■ GIVEN TASK
Skip the pictures. Reproduce all other material exactly.

■ RAW DATA
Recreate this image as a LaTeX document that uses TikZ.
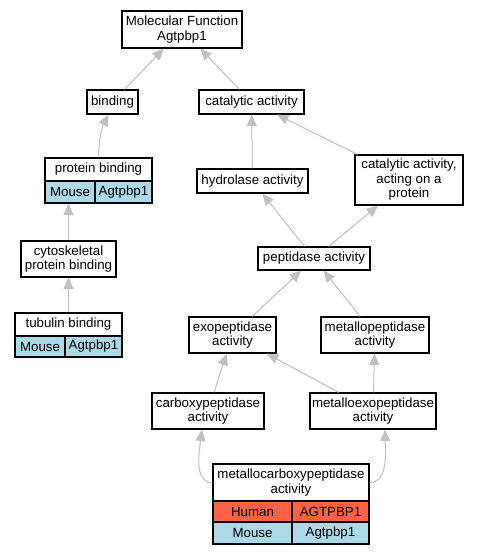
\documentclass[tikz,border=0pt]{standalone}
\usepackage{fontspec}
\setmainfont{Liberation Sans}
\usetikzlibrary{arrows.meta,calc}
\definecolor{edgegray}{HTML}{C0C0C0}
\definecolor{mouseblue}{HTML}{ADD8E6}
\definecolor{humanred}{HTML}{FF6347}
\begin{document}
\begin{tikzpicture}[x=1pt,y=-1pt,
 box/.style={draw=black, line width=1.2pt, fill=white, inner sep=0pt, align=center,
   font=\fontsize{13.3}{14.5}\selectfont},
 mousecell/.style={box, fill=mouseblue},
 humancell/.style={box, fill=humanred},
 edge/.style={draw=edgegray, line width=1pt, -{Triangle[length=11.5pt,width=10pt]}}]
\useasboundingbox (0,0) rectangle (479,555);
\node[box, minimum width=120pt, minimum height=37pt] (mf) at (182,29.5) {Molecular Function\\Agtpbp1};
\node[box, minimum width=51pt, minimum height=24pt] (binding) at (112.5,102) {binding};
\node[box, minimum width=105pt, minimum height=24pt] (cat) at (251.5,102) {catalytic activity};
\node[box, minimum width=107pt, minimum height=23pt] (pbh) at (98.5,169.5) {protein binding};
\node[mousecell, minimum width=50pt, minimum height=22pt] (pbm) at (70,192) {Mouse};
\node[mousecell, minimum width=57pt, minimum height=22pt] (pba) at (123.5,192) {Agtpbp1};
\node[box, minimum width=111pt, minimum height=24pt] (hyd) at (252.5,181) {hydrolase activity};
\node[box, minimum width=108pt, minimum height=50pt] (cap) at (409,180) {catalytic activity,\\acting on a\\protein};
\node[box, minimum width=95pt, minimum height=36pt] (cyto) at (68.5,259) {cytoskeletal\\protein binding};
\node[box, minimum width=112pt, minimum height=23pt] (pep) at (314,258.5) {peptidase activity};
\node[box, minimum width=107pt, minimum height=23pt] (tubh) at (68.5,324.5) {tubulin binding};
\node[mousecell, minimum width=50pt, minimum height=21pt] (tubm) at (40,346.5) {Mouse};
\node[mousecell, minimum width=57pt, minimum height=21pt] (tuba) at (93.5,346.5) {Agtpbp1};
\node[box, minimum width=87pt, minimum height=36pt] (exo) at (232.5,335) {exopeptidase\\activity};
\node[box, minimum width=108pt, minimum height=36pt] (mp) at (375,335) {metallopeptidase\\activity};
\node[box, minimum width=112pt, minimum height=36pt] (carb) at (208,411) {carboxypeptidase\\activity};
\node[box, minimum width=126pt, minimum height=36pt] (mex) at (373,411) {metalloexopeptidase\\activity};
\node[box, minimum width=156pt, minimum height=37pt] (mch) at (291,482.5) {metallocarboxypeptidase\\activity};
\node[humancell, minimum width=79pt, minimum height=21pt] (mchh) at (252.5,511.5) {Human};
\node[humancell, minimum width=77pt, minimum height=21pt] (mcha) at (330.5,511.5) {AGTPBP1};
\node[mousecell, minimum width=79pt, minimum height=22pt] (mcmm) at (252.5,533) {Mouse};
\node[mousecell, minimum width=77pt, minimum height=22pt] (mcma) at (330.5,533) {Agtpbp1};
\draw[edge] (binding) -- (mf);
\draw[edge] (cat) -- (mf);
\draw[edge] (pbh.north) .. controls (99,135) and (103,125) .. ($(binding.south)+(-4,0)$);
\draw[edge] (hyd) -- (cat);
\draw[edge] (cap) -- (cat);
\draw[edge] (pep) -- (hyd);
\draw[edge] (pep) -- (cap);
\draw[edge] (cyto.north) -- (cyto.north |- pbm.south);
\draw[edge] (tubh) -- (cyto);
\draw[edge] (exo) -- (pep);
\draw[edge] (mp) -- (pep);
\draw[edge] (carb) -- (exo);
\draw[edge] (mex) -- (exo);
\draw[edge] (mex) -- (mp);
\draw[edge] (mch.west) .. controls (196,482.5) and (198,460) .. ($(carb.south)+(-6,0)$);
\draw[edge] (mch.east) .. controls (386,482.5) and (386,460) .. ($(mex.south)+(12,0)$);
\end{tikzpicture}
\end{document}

■ SOLUTION TO THIS PROBLEM
Recreate this image as a LaTeX document that uses TikZ.
\documentclass[tikz,border=0pt]{standalone}
\usepackage{fontspec}
\setmainfont{Liberation Sans}
\usetikzlibrary{arrows.meta,calc}
\definecolor{edgegray}{HTML}{C0C0C0}
\definecolor{mouseblue}{HTML}{ADD8E6}
\definecolor{humanred}{HTML}{FF6347}
\begin{document}
\begin{tikzpicture}[x=1pt,y=-1pt,
 box/.style={draw=black, line width=1.2pt, fill=white, inner sep=0pt, align=center,
   font=\fontsize{13.3}{14.5}\selectfont},
 mousecell/.style={box, fill=mouseblue},
 humancell/.style={box, fill=humanred},
 edge/.style={draw=edgegray, line width=1pt, -{Triangle[length=11.5pt,width=10pt]}}]
\useasboundingbox (0,0) rectangle (479,555);
\node[box, minimum width=120pt, minimum height=37pt] (mf) at (182,29.5) {Molecular Function\\Agtpbp1};
\node[box, minimum width=51pt, minimum height=24pt] (binding) at (112.5,102) {binding};
\node[box, minimum width=105pt, minimum height=24pt] (cat) at (251.5,102) {catalytic activity};
\node[box, minimum width=107pt, minimum height=23pt] (pbh) at (98.5,169.5) {protein binding};
\node[mousecell, minimum width=50pt, minimum height=22pt] (pbm) at (70,192) {Mouse};
\node[mousecell, minimum width=57pt, minimum height=22pt] (pba) at (123.5,192) {Agtpbp1};
\node[box, minimum width=111pt, minimum height=24pt] (hyd) at (252.5,181) {hydrolase activity};
\node[box, minimum width=108pt, minimum height=50pt] (cap) at (409,180) {catalytic activity,\\acting on a\\protein};
\node[box, minimum width=95pt, minimum height=36pt] (cyto) at (68.5,259) {cytoskeletal\\protein binding};
\node[box, minimum width=112pt, minimum height=23pt] (pep) at (314,258.5) {peptidase activity};
\node[box, minimum width=107pt, minimum height=23pt] (tubh) at (68.5,324.5) {tubulin binding};
\node[mousecell, minimum width=50pt, minimum height=21pt] (tubm) at (40,346.5) {Mouse};
\node[mousecell, minimum width=57pt, minimum height=21pt] (tuba) at (93.5,346.5) {Agtpbp1};
\node[box, minimum width=87pt, minimum height=36pt] (exo) at (232.5,335) {exopeptidase\\activity};
\node[box, minimum width=108pt, minimum height=36pt] (mp) at (375,335) {metallopeptidase\\activity};
\node[box, minimum width=112pt, minimum height=36pt] (carb) at (208,411) {carboxypeptidase\\activity};
\node[box, minimum width=126pt, minimum height=36pt] (mex) at (373,411) {metalloexopeptidase\\activity};
\node[box, minimum width=156pt, minimum height=37pt] (mch) at (291,482.5) {metallocarboxypeptidase\\activity};
\node[humancell, minimum width=79pt, minimum height=21pt] (mchh) at (252.5,511.5) {Human};
\node[humancell, minimum width=77pt, minimum height=21pt] (mcha) at (330.5,511.5) {AGTPBP1};
\node[mousecell, minimum width=79pt, minimum height=22pt] (mcmm) at (252.5,533) {Mouse};
\node[mousecell, minimum width=77pt, minimum height=22pt] (mcma) at (330.5,533) {Agtpbp1};
\draw[edge] (binding) -- (mf);
\draw[edge] (cat) -- (mf);
\draw[edge] (pbh.north) .. controls (99,135) and (103,125) .. ($(binding.south)+(-4,0)$);
\draw[edge] (hyd) -- (cat);
\draw[edge] (cap) -- (cat);
\draw[edge] (pep) -- (hyd);
\draw[edge] (pep) -- (cap);
\draw[edge] (cyto.north) -- (cyto.north |- pbm.south);
\draw[edge] (tubh) -- (cyto);
\draw[edge] (exo) -- (pep);
\draw[edge] (mp) -- (pep);
\draw[edge] (carb) -- (exo);
\draw[edge] (mex) -- (exo);
\draw[edge] (mex) -- (mp);
\draw[edge] (mch.west) .. controls (196,482.5) and (198,460) .. ($(carb.south)+(-6,0)$);
\draw[edge] (mch.east) .. controls (386,482.5) and (386,460) .. ($(mex.south)+(12,0)$);
\end{tikzpicture}
\end{document}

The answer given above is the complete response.